Eine gute Möglichkeit, dieses Denken vorzubereiten und zu trainieren, besteht in der Beschäftigung mit sog. „Guidelines”. Darunter versteht man Notenfolgen, die mit minimalen Sprüngen (Halb- oder maximal Ganztönen - bestenfalls läßt man den Ton unverändert liegen) durch eine Akkordstruktur führen. Dabei gilt: pro Akkord eine Note, und die komplette Linie soll sich auf ein und demselben „Spannungsplateau” bewegen, also z.B. nur aus Terzen, Septen oder Nonen bestehen.
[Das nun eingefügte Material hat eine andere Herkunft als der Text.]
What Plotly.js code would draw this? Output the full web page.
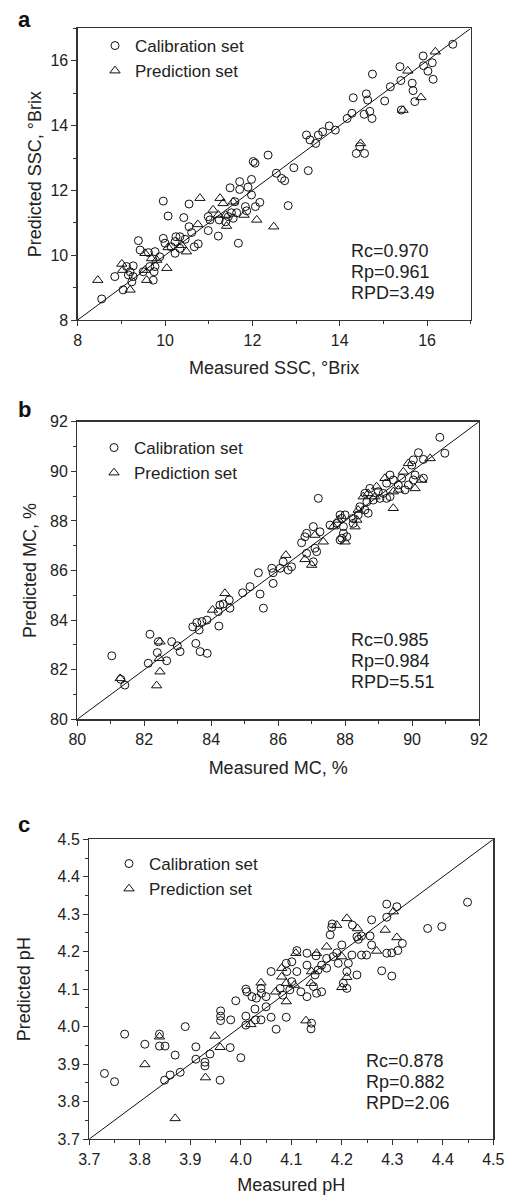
<!DOCTYPE html>
<html>
<head>
<meta charset="utf-8">
<script src="https://cdn.plot.ly/plotly-3.0.1.min.js"></script>
<style>html,body{margin:0;padding:0;background:#fff;}#chart{width:508px;height:1195px;}</style>
</head>
<body>
<div id="chart"></div>
<script>
// ---------- Panel a: SSC (°Brix) ----------
const sscCalX = [16.59,15.91,16.12,15.92,16.02,16.14,15.38,14.75,15.40,15.66,15.68,15.16,15.72,14.31,14.61,14.64,15.03,15.41,14.56,14.69,14.74,14.28,14.17,13.90,13.76,13.61,13.51,13.24,13.32,13.45,14.46,14.38,14.57,12.36,12.02,12.06,12.55,12.67,12.74,12.95,13.28,11.98,11.71,11.49,11.71,11.90,11.98,12.17,12.07,11.84,11.87,12.82,11.56,11.64,11.52,11.60,10.55,9.96,10.07,10.43,10.99,11.03,11.24,11.45,11.39,10.99,11.22,11.68,10.55,10.61,10.76,10.67,10.34,10.25,10.34,10.46,10.23,9.96,10.00,10.14,10.23,9.39,9.43,9.62,9.77,9.88,9.77,9.65,9.75,9.50,9.12,9.27,9.20,9.16,9.27,8.85,9.24,9.04,9.73,8.55];
const sscCalY = [16.51,16.15,15.94,15.85,15.68,15.43,15.82,15.59,15.39,15.31,15.08,15.20,14.74,14.86,14.98,14.79,14.76,14.48,14.35,14.44,14.22,14.38,14.22,13.86,13.99,13.81,13.71,13.71,13.56,13.45,13.35,13.14,13.14,13.09,12.89,12.84,12.53,12.37,12.30,12.70,12.61,12.34,12.27,12.08,12.03,12.10,11.86,11.63,11.50,11.50,11.37,11.53,11.14,11.31,11.31,11.65,11.58,11.67,11.21,11.16,11.19,11.09,11.09,11.19,11.03,10.76,10.59,10.37,10.88,10.70,10.35,10.26,10.21,10.57,10.57,10.49,10.42,10.52,10.37,10.26,10.06,10.45,10.16,10.08,10.11,9.95,9.65,9.65,9.49,9.49,9.65,9.67,9.49,9.39,9.34,9.34,9.18,8.93,9.23,8.65];
const sscPreX = [16.19,15.56,15.86,15.45,14.48,12.49,12.10,11.81,11.56,11.26,11.33,10.80,11.10,11.22,11.39,11.41,10.75,10.49,10.38,10.07,9.54,9.69,9.81,10.04,9.54,9.01,9.03,9.20,9.58,8.46];
const sscPreY = [16.28,15.69,14.87,14.48,13.45,10.88,11.09,11.24,11.65,11.76,11.60,11.76,11.40,11.24,11.24,10.90,10.95,10.11,10.31,10.24,10.06,9.90,9.85,9.60,9.54,9.73,9.54,8.93,9.23,9.23];
const sscRange = [8, 17];
const sscStats = ['Rc=0.970', 'Rp=0.961', 'RPD=3.49'];

// ---------- Panel b: MC (%) ----------
const mcCalX = [90.83,90.98,90.19,90.34,90.04,89.99,89.34,89.44,89.69,90.09,90.04,90.34,89.89,89.79,89.59,89.24,89.34,89.14,88.99,88.74,88.59,88.84,89.04,89.24,87.20,88.65,88.44,88.59,88.69,88.39,88.24,87.85,88.00,87.90,87.75,87.55,87.95,87.95,88.05,87.90,88.24,87.05,87.25,86.80,86.85,86.70,87.85,86.15,86.40,86.30,86.06,85.81,85.85,85.41,85.85,85.46,85.56,86.85,87.10,87.05,87.15,85.16,84.94,84.54,84.36,84.26,84.56,84.21,83.87,83.72,83.57,83.45,83.64,84.23,82.17,83.54,83.67,83.88,82.42,82.82,82.99,83.07,82.39,82.67,82.12,81.03,81.42,81.30];
const mcCalY = [91.37,90.73,90.75,90.48,90.46,90.25,89.85,89.65,89.72,89.85,89.65,89.72,89.45,89.25,89.45,89.52,88.98,89.11,89.18,89.31,89.11,88.84,88.91,88.91,88.91,88.77,88.57,88.44,88.31,88.24,88.10,88.24,88.24,88.10,87.90,87.83,87.77,87.50,87.36,87.30,87.90,87.77,87.56,87.36,87.50,87.12,87.23,86.35,86.15,86.02,86.09,86.09,85.91,85.91,85.48,85.05,84.48,86.69,86.90,86.35,86.76,85.35,85.10,84.81,84.65,84.61,84.48,84.34,84.00,83.94,83.90,83.73,83.60,83.76,83.43,83.06,82.73,82.66,83.13,83.13,82.96,82.73,82.69,82.36,82.26,82.56,81.38,81.61];
const mcPreX = [90.54,89.89,89.74,90.29,90.09,89.59,89.19,89.44,88.94,88.69,88.54,88.89,89.44,88.39,88.35,87.80,87.65,88.00,88.30,87.10,87.35,86.23,86.80,87.00,84.41,84.04,82.47,82.45,82.47,81.28,82.37];
const mcPreY = [90.52,90.32,89.98,89.65,89.31,89.25,89.72,89.18,89.38,89.11,88.98,88.98,88.51,88.44,88.04,88.04,87.77,87.16,87.77,87.43,87.16,86.62,86.45,86.22,85.08,84.41,83.13,82.46,81.92,81.65,81.36];
const mcRange = [80, 92];
const mcStats = ['Rc=0.985', 'Rp=0.984', 'RPD=5.51'];

// ---------- Panel c: pH ----------
const phCalX = [4.449,4.370,4.398,4.289,4.309,4.289,4.259,4.221,4.181,4.180,4.177,4.230,4.239,4.256,4.320,4.311,4.299,4.289,4.279,4.299,4.230,4.249,4.239,4.220,4.213,4.210,4.203,4.210,4.233,4.259,4.200,4.190,4.183,4.193,4.149,4.131,4.111,4.170,4.160,4.170,4.153,4.147,4.131,4.111,4.101,4.090,4.091,4.101,4.060,4.144,4.160,4.150,4.131,4.119,4.097,4.078,4.083,4.040,4.010,4.012,4.022,4.031,4.041,4.050,3.990,4.050,4.028,4.010,4.029,4.040,4.060,4.090,4.070,4.010,4.140,4.139,3.960,3.960,3.960,3.980,3.890,3.839,3.770,3.810,3.839,3.850,3.870,3.911,3.979,3.911,3.929,3.929,3.939,4.000,3.730,3.750,3.849,3.860,3.880,3.959];
const phCalY = [4.332,4.262,4.267,4.327,4.320,4.292,4.285,4.271,4.274,4.265,4.245,4.240,4.242,4.242,4.222,4.203,4.197,4.196,4.149,4.135,4.138,4.191,4.191,4.191,4.169,4.147,4.116,4.102,4.233,4.218,4.218,4.197,4.187,4.169,4.189,4.196,4.203,4.182,4.164,4.156,4.151,4.138,4.164,4.147,4.173,4.169,4.147,4.120,4.147,4.107,4.093,4.089,4.080,4.093,4.098,4.102,4.084,4.102,4.100,4.093,4.080,4.076,4.089,4.080,4.069,4.053,4.047,4.028,4.018,4.018,4.025,4.025,3.993,4.004,4.009,3.994,4.042,4.028,4.016,4.018,4.000,3.980,3.980,3.953,3.948,3.948,3.924,3.946,3.944,3.913,3.905,3.895,3.927,3.917,3.875,3.853,3.857,3.871,3.878,3.857];
const phPreX = [4.302,4.286,4.309,4.210,4.231,4.190,4.269,4.200,4.210,4.200,4.170,4.150,4.109,4.140,4.081,4.081,4.090,4.139,4.106,4.069,4.090,4.040,4.020,4.129,3.839,3.949,3.959,3.810,3.930,3.870];
const phPreY = [4.307,4.258,4.238,4.289,4.262,4.271,4.202,4.187,4.132,4.105,4.213,4.196,4.196,4.147,4.156,4.133,4.116,4.116,4.111,4.093,4.067,4.117,4.006,4.016,3.973,3.975,3.945,3.899,3.864,3.755];
const phRange = [3.7, 4.5];
const phStats = ['Rc=0.878', 'Rp=0.882', 'RPD=2.06'];

const seriesNames = ['Calibration set', 'Prediction set'];
const panelLabels = ['a', 'b', 'c'];

// ---------- styling ----------
const FONT = 'Arial, "Liberation Sans", Helvetica, sans-serif';
const INK = '#111';
const AXC = '#333';
const W = 508, H = 1195;

function calTrace(x, y, xa, ya, leg) {
  return {type:'scatter', mode:'markers', x:x, y:y, xaxis:xa, yaxis:ya, name:seriesNames[0], legend:leg,
    marker:{symbol:'circle-open', size:8, color:INK, line:{width:1, color:INK}}, cliponaxis:false};
}
function preTrace(x, y, xa, ya, leg) {
  return {type:'scatter', mode:'markers', x:x, y:y, xaxis:xa, yaxis:ya, name:seriesNames[1], legend:leg,
    marker:{symbol:'triangle-up-open', size:9, color:INK, line:{width:1, color:INK}}, cliponaxis:false};
}
function diag(r, xa, ya) {
  return {type:'scatter', mode:'lines', x:r, y:r, xaxis:xa, yaxis:ya, showlegend:false, hoverinfo:'skip',
    line:{color:INK, width:1}};
}

const traces = [
  diag(sscRange, 'x', 'y'),
  calTrace(sscCalX, sscCalY, 'x', 'y', 'legend'),
  preTrace(sscPreX, sscPreY, 'x', 'y', 'legend'),
  diag(mcRange, 'x2', 'y2'),
  calTrace(mcCalX, mcCalY, 'x2', 'y2', 'legend2'),
  preTrace(mcPreX, mcPreY, 'x2', 'y2', 'legend2'),
  diag(phRange, 'x3', 'y3'),
  calTrace(phCalX, phCalY, 'x3', 'y3', 'legend3'),
  preTrace(phPreX, phPreY, 'x3', 'y3', 'legend3')
];

function px(v) { return v / W; }
function py(v) { return 1 - v / H; }

function axis(dom, range, dtick, minor, title, anchor, standoff, fmt) {
  return {
    domain: dom, range: range, anchor: anchor, autorange: false,
    showline: true, mirror: true, linecolor: AXC, linewidth: 1.3,
    showgrid: false, zeroline: false,
    ticks: 'outside', ticklen: 5, tickwidth: 1, tickcolor: AXC,
    tick0: range[0], dtick: dtick, tickformat: fmt || '',
    minor: {ticks: 'outside', ticklen: 3, tickwidth: 1, tickcolor: AXC, dtick: minor, tick0: range[0], showgrid: false},
    tickfont: {family: FONT, size: 16, color: '#222'},
    title: {text: title, standoff: standoff, font: {family: FONT, size: 18, color: '#222'}}
  };
}

// panel pixel boxes [left, right, top, bottom]
const boxA = [77.7, 470.7, 28.4, 320];
const boxB = [77.3, 479, 421.7, 719.3];
const boxC = [89.3, 493.3, 839.3, 1139];
function xd(b) { return [px(b[0]), px(b[1])]; }
function yd(b) { return [py(b[3]), py(b[2])]; }

function legendAt(xpx, ytop) {
  return {x: px(xpx), xanchor: 'left', y: py(ytop), yanchor: 'top', bgcolor: 'rgba(0,0,0,0)',
    borderwidth: 0, itemwidth: 30, tracegroupgap: 0,
    font: {family: FONT, size: 17, color: '#222'}};
}

const annotations = [];
function stats(lines, xa, ya, xfrac, yfracs) {
  lines.forEach(function (t, i) {
    annotations.push({text: t, xref: xa + ' domain', yref: ya + ' domain', x: xfrac, y: yfracs[i],
      xanchor: 'left', yanchor: 'middle', showarrow: false,
      font: {family: FONT, size: 18, color: '#222'}});
  });
}
stats(sscStats, 'x', 'y', 0.690, [0.2366, 0.1646, 0.0926]);
stats(mcStats, 'x2', 'y2', 0.676, [0.2665, 0.196, 0.1253]);
stats(phStats, 'x3', 'y3', 0.680, [0.260, 0.190, 0.120]);

const labelPos = [[24, 19], [24, 409], [24, 824]];
panelLabels.forEach(function (t, i) {
  annotations.push({text: '<b>' + t + '</b>', xref: 'paper', yref: 'paper', x: px(labelPos[i][0]), y: py(labelPos[i][1]),
    xanchor: 'center', yanchor: 'middle', showarrow: false,
    font: {family: FONT, size: 22, color: '#111'}});
});

const layout = {
  width: W, height: H,
  margin: {l: 0, r: 0, t: 0, b: 0},
  paper_bgcolor: '#fff', plot_bgcolor: '#fff',
  font: {family: FONT, color: '#222'},
  showlegend: true,
  xaxis: axis(xd(boxA), sscRange, 2, 1, 'Measured SSC, °Brix', 'y', 14),
  yaxis: axis(yd(boxA), sscRange, 2, 1, 'Predicted SSC, °Brix', 'x', 4),
  xaxis2: axis(xd(boxB), mcRange, 2, 1, 'Measured MC, %', 'y2', 14),
  yaxis2: axis(yd(boxB), mcRange, 2, 1, 'Predicted MC, %', 'x2', 8),
  xaxis3: axis(xd(boxC), phRange, 0.1, 0.05, 'Measured pH', 'y3', 14, '.1f'),
  yaxis3: axis(yd(boxC), phRange, 0.1, 0.05, 'Predicted pH', 'x3', 22, '.1f'),
  legend: legendAt(95, 28),
  legend2: legendAt(94, 430),
  legend3: legendAt(109, 846),
  annotations: annotations
};

Plotly.newPlot('chart', traces, layout, {displayModeBar: false, staticPlot: true});
</script>
</body>
</html>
Man wird entdecken, daß dies – im Bereich der Funktionsharmonik – immer funktioniert, und daß es idR. sogar mehrere Lösungen gibt. Man kann daraus rasch Improvisationen ableiten, indem man eine Guideline mit leitereigenem Material verziert und umspielt - besser noch: man kann auch chromatische Vorhalts- oder Wechselnoten verwenden, die sich um die Tonart oder Skala überhaupt nicht scheren brauchen. Wenn man dann noch zwischen zwei oder noch mehr Guidelines hin und her pendelt, dabei dann womöglich gezielt die Spannungsebenen durchläuft, kommt man zu Ergebnissen, die – ohne große technische oder virtuose Mätzchen – überaus logisch und kraftvoll klingen.

Ich tippe auch dies nur kurz an, weil ich hier nur darauf verweisen will, daß es Techniken gibt, sich horizontal durch Akkorde zu bewegen, ohne in einem ständigen Auf und Ab Skalen oder Brechungen zu durchlaufen. Dabei – und hierauf kommt es mir an – kommt man in die Lage, tatsächlich zu improvisieren, d.h., aus dem Stegreif Musik zu erfinden. Das geschieht auch hier nicht unvorbereitet aus dem Nichts – bei der Variation von Guidelines ist man aber überraschend frei, und kann mit nur wenigen Mustern eine Fülle neuer Musik erfinden.